I woke up at 04 this morning. I couldn’t go back to sleep. I read. I tossed and turned. I thought about the people I care about. I thought about the code I want to write. I thought about the problems I would love to solve through my ability to write and design software solutions. Sure, I have so much more to learn, but doing consulting is pretty good training at learning under the gun.

Now, I’m sitting in bed. My Toshiba laptop is on the TV tray, pulls back at a 20 degree angle because of my forearms. An Aimee Mann concert video is playing. Nice mellow music. The visual and sonic qualities are first rate. This isn’t one of those crappy sounding presentations with grainy images and washed out stage shots. Tasteful lighting. Rich musical textures. I like it. I think I have G3 as well + a Jim Carry film Spotless Mind or something like that.

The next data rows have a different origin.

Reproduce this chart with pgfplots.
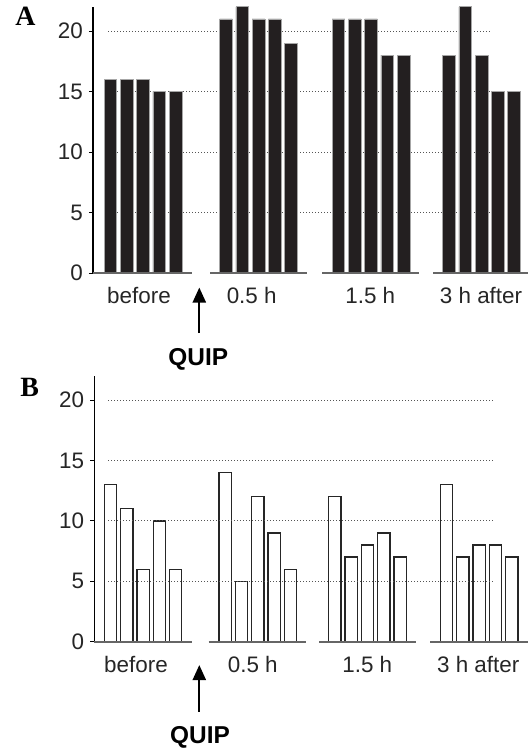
\documentclass[border=0pt]{standalone}
\usepackage{pgfplots}
\pgfplotsset{compat=1.18}
\usepackage{pgfplotstable}
\usepackage{fontspec}
\setmainfont{Liberation Sans}
\newfontfamily\serifb{Liberation Serif}
\usetikzlibrary{arrows.meta}
\definecolor{barfill}{HTML}{231F20}
\definecolor{gridc}{HTML}{555555}
\definecolor{basec}{HTML}{666666}

\pgfplotstableread{
x y
17.4 16
33.7 16
50 16
66.3 15
82.6 15
132.9 21
149.2 22
165.5 21
181.8 21
198.1 19
245.4 21
261.7 21
278 21
294.3 18
310.6 18
355.9 18
372.2 22
388.5 18
404.8 15
421.1 15
}\dataA

\pgfplotstableread{
x y
16.1 13
32.4 11
48.7 6
65.0 10
81.3 6
130.8 14
147.1 5
163.4 12
179.7 9
196.0 6
240.6 12
256.9 7
273.2 8
289.5 9
305.8 7
352.3 13
368.6 7
384.9 8
401.2 8
417.5 7
}\dataB

\pgfplotsset{
  panel/.style={
    scale only axis,
    anchor=origin,
    ymin=0, ymax=22,
    xmin=0,
    axis lines=left,
    axis line style={-},
    x axis line style={draw=none},
    y axis line style={line width=1.1bp, black},
    ytick={0,5,10,15,20},
    ytick style={line width=0.9bp, black},
    tick align=outside,
    major tick length=4bp,
    xtick style={draw=none},
    /pgf/number format/assume math mode=true,
    ticklabel style={font=\fontsize{22.5}{27}\selectfont, text=black!85},
    yticklabel style={anchor=east, inner sep=0pt, xshift=-6bp},
    xticklabel style={anchor=base, inner sep=0pt, yshift=-27bp},
    xticklabels={before,0.5 h,1.5 h,3 h after},
    clip=false,
  },
  gridl/.style={gridc, line width=0.8bp, dash pattern=on 1bp off 2bp},
  basel/.style={basec, line width=1.6bp},
}

\begin{document}
\begin{tikzpicture}
\path[use as bounding box] (0,0) rectangle (528bp,750bp);

% Panel A
\begin{axis}[panel, at={(93bp,477bp)}, width=435bp, height=266.2bp, xmax=435,
  xtick={46,158.7,277.3,388}]
\addplot[gridl] coordinates {(15,20) (398,20)};
\addplot[gridl] coordinates {(15,15) (398,15)};
\addplot[gridl] coordinates {(15,10) (398,10)};
\addplot[gridl] coordinates {(15,5) (398,5)};
\addplot[ybar, bar width=12.7, bar shift=0pt, fill=barfill, draw=gray!70, line width=0.6bp] table[x=x,y=y] {\dataA};
\addplot[basel] coordinates {(0,0) (99,0)};
\addplot[basel] coordinates {(117,0) (213.7,0)};
\addplot[basel] coordinates {(229,0) (326,0)};
\addplot[basel] coordinates {(340,0) (435,0)};
\draw[line width=2.2bp, -{Triangle[width=13bp,length=15bp]}] (axis cs:106.3,-4.96) -- (axis cs:106.3,-1.2);
\node[anchor=base, inner sep=0pt, font=\fontsize{24.5}{28}\selectfont\bfseries] at (axis cs:105.3,-7.62) {QUIP};
\end{axis}

% Panel B
\begin{axis}[panel, at={(94.3bp,108.3bp)}, width=433.7bp, height=265.8bp, xmax=433.7,
  xtick={41.7,158.5,273,383.9}]
\addplot[ybar, bar width=12.3, bar shift=0pt, fill=white, draw=black!85, line width=1.3bp] table[x=x,y=y] {\dataB};
\addplot[gridl] coordinates {(13.7,20) (398.7,20)};
\addplot[gridl] coordinates {(13.7,15) (398.7,15)};
\addplot[gridl] coordinates {(13.7,10) (398.7,10)};
\addplot[gridl] coordinates {(13.7,5) (398.7,5)};
\addplot[basel] coordinates {(0,0) (97.4,0)};
\addplot[basel] coordinates {(114.4,0) (212,0)};
\addplot[basel] coordinates {(224.7,0) (322,0)};
\addplot[basel] coordinates {(335.7,0) (433.7,0)};
\draw[line width=2.2bp, -{Triangle[width=13bp,length=15bp]}] (axis cs:105,-5.8) -- (axis cs:105,-1.93);
\node[anchor=base, inner sep=0pt, font=\fontsize{24.5}{28}\selectfont\bfseries] at (axis cs:105.7,-8.39) {QUIP};
\end{axis}

\node[anchor=base, inner sep=0pt, font=\fontsize{28}{30}\selectfont\serifb\bfseries] at (25.5bp,724bp) {A};
\node[anchor=base, inner sep=0pt, font=\fontsize{28}{30}\selectfont\serifb\bfseries] at (29.7bp,353bp) {B};
\end{tikzpicture}
\end{document}
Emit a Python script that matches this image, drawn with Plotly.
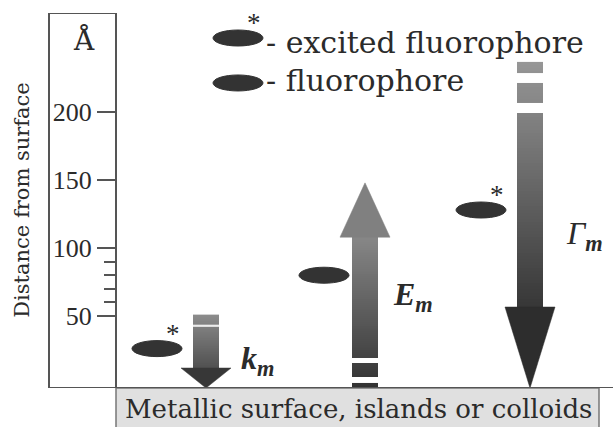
import numpy as np
import plotly.graph_objects as go

# ------------------------------------------------------------------ data
tick_vals = [50, 100, 150, 200]
tick_text = ["50", "100", "150", "200"]
minor_tick_vals = [60, 70, 80, 90]
axis_unit = "Å"
axis_title = "Distance from surface"
surface_label = "Metallic surface, islands or colloids"

fluor_states = ["excited", "ground", "excited"]
fluor_dist = [26, 80, 128]                 # Å from the surface

rate_base = ["k", "E", "Γ"]
rate_sub = ["m", "m", "m"]
rate_from = [51, -3, 237]                  # Å, arrow start
rate_to = [-3, 148, -3]                    # Å, arrow tip
rate_gaps = [[(42.0, 43.6)],
             [(15.4, 19.1), (0.7, 5.1)],
             [(221.5, 228.8), (199.4, 206.8)]]

legend_text = ["- excited fluorophore", "- fluorophore"]
legend_states = ["excited", "ground"]

# ---------------------------------------------------------------- layout / style
W, H = 613, 427
M_T, M_B = 13, 39
Y_RANGE = [-3, 273]
SURFACE = Y_RANGE[0]
AXIS_X = 116
BOX_LEFT = 49
GRAY_RIGHT = 599
PX_PER_A = (H - M_T - M_B) / (Y_RANGE[1] - Y_RANGE[0])

fluor_x = [157, 324, 481]
ell_w, ell_h = 50, 16 / PX_PER_A
star_dx, star_dy = 16, 15 / PX_PER_A

arrow_x = [206, 365, 530]
shaft_w, head_w = 26, 50
head_len = [14.7, 40, 59.6]
shaft_gray = [(140, 80), (50, 135), (150, 55)]   # gray level at start, at head base
head_gray = [55, 128, 45]

label_pos = [(257, 17.6), (413, 64), (584, 109.6)]
legend_x = 238
legend_y = [254.6, 221.5]
legend_text_y = [251.0, 223.5]

SERIF = "DejaVu Serif"
MATH = "Liberation Serif"
INK = "#2b2b2b"
LINE = "#555555"

fig = go.Figure()

def gray(v):
    v = int(round(v))
    return f"rgb({v},{v},{v})"

# arrows: gradient shafts (heatmaps) + triangular heads
for i in range(len(rate_base)):
    start, tip = rate_from[i], rate_to[i]
    d = np.sign(tip - start)
    base = tip - d * head_len[i]
    n = 80
    edges = np.linspace(start, base + d * 0.6, n + 1)
    g = np.linspace(shaft_gray[i][0], shaft_gray[i][1], n)
    if edges[0] > edges[-1]:
        edges = edges[::-1]
        g = g[::-1]
    ax = arrow_x[i]
    fig.add_trace(go.Heatmap(
        x=[ax - shaft_w / 2, ax + shaft_w / 2], y=edges, z=g.reshape(-1, 1),
        colorscale=[[0, "black"], [1, "white"]], zmin=0, zmax=255,
        showscale=False, hoverinfo="skip"))
    hc = gray(head_gray[i])
    fig.add_trace(go.Scatter(
        x=[ax - head_w / 2, ax + head_w / 2, ax, ax - head_w / 2],
        y=[base, base, tip, base], mode="lines", fill="toself",
        fillcolor=hc, line=dict(color=hc, width=0.5), hoverinfo="skip"))

shapes = []
# white gaps in the arrows
for i, gaps in enumerate(rate_gaps):
    for (a, b) in gaps:
        shapes.append(dict(type="rect", xref="x", yref="y",
                           x0=arrow_x[i] - shaft_w / 2 - 1, x1=arrow_x[i] + shaft_w / 2 + 1,
                           y0=a, y1=b, fillcolor="white", line=dict(width=0),
                           opacity=0.85 if i == 0 else 1))

annotations = []

def fluorophore(x, y, state):
    shapes.append(dict(type="circle", xref="x", yref="y",
                       x0=x - ell_w / 2, x1=x + ell_w / 2,
                       y0=y - ell_h / 2, y1=y + ell_h / 2,
                       fillcolor="#333333", line=dict(color="#333333", width=1)))
    if state == "excited":
        annotations.append(dict(x=x + star_dx, y=y + star_dy, xref="x", yref="y",
                                text="*", showarrow=False,
                                font=dict(family=MATH, size=27, color=INK)))

for x, y, s in zip(fluor_x, fluor_dist, fluor_states):
    fluorophore(x, y, s)
for y, s in zip(legend_y, legend_states):
    fluorophore(legend_x, y, s)
for ty, t in zip(legend_text_y, legend_text):
    annotations.append(dict(x=legend_x + 26, y=ty, xref="x", yref="y", text=t,
                            xanchor="left", showarrow=False,
                            font=dict(family=SERIF, size=30, color=INK)))

# rate labels
for i in range(len(rate_base)):
    b = f"<i>{rate_base[i]}</i>" if rate_base[i] == "Γ" else f"<b><i>{rate_base[i]}</i></b>"
    txt = b + f"<sub><b><i>{rate_sub[i]}</i></b></sub>"
    annotations.append(dict(x=label_pos[i][0], y=label_pos[i][1], xref="x", yref="y",
                            text=txt, showarrow=False,
                            font=dict(family=MATH, size=32, color=INK)))

# frame of the axis box and the surface line
shapes += [
    dict(type="line", xref="x", yref="y", x0=BOX_LEFT, x1=BOX_LEFT,
         y0=Y_RANGE[0], y1=Y_RANGE[1], line=dict(color=LINE, width=2)),
    dict(type="line", xref="x", yref="y", x0=BOX_LEFT, x1=AXIS_X,
         y0=Y_RANGE[1], y1=Y_RANGE[1], line=dict(color=LINE, width=2)),
    dict(type="rect", xref="x", yref="paper", x0=AXIS_X, x1=GRAY_RIGHT,
         y0=-0.12, y1=0, fillcolor="#e0e0e0", line=dict(color="#777777", width=1.5),
         layer="below"),
    dict(type="line", xref="x", yref="y", x0=BOX_LEFT, x1=W,
         y0=SURFACE, y1=SURFACE, line=dict(color=LINE, width=2)),
]

annotations += [
    dict(x=(AXIS_X + GRAY_RIGHT) / 2 + 1, y=-0.055, xref="x", yref="paper",
         yanchor="middle", text=surface_label, showarrow=False,
         font=dict(family=SERIF, size=26, color=INK)),
    dict(x=22, y=0.502, xref="x", yref="paper", yanchor="middle",
         text=axis_title, textangle=-90,
         showarrow=False, font=dict(family=SERIF, size=21, color=INK)),
    dict(x=(BOX_LEFT + AXIS_X) / 2 + 1, y=253, xref="x", yref="y", text=axis_unit,
         showarrow=False, font=dict(family=SERIF, size=28, color=INK)),
]

fig.update_layout(
    width=W, height=H,
    margin=dict(l=0, r=0, t=M_T, b=M_B, pad=0),
    paper_bgcolor="white", plot_bgcolor="white",
    showlegend=False,
    shapes=shapes, annotations=annotations,
    xaxis=dict(range=[0, W], visible=False, fixedrange=True),
    yaxis=dict(range=Y_RANGE, anchor="free", position=AXIS_X / W,
               showline=True, linecolor=LINE, linewidth=2,
               ticks="outside", ticklen=18, tickwidth=1.5, tickcolor=LINE,
               tickvals=tick_vals, ticktext=tick_text,
               tickfont=dict(family=MATH, size=26, color=INK),
               showgrid=False, zeroline=False, automargin=False, fixedrange=True,
               minor=dict(tickvals=minor_tick_vals, ticks="outside", ticklen=11,
                          tickwidth=1.5, tickcolor=LINE, showgrid=False)),
)

fig.write_html("out.html", config={"displayModeBar": False},
               post_script="document.body.style.margin='0';document.body.style.overflow='hidden';")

Lunch was free pizza – birthday party for the other DBA. Dinner was a raisin bagel and 500 ml of apple juice. I have water on the shelf. My toes are cold. The forecast is for more snow in the mountains, possibly 10” in the Coastal Range tonight. That is the last thing I want. I want SUN! I want warm temps, hot tarmac, sand-free turns at triple the posted limit. I want to live for a change. I feel so caged this winter. I know part of it is just having a normal job, going to work every day, day-in day-out.

A slave to the grind.

Money is tight right now. I paid a bunch of stuff up last month and under cut my ability to pay my truck payment early. It’s due within a week of rent. I can cover both in one check, but it is tight. Plus, I have to come up with $500 for deductible on my truck.

I didn’t tell you? I slid through an intersection during the last snow fall. I couldn’t stop and made a bad choice on how to deal with it. The end result was I got T-boned. The car that hit me was totaled and my truck is getting something like $5000 in repairs. Oops. Now, that’s an understatement. There goes my 10 year accident free discount and I may get a 5% surcharge. That means my insurance is going to go up over $400 a year. Bummer.
I think I’m typed out for tonight. Hopefully, I’d be back in some reasonable date in the near future. Maybe I’ll put on High Fidelity.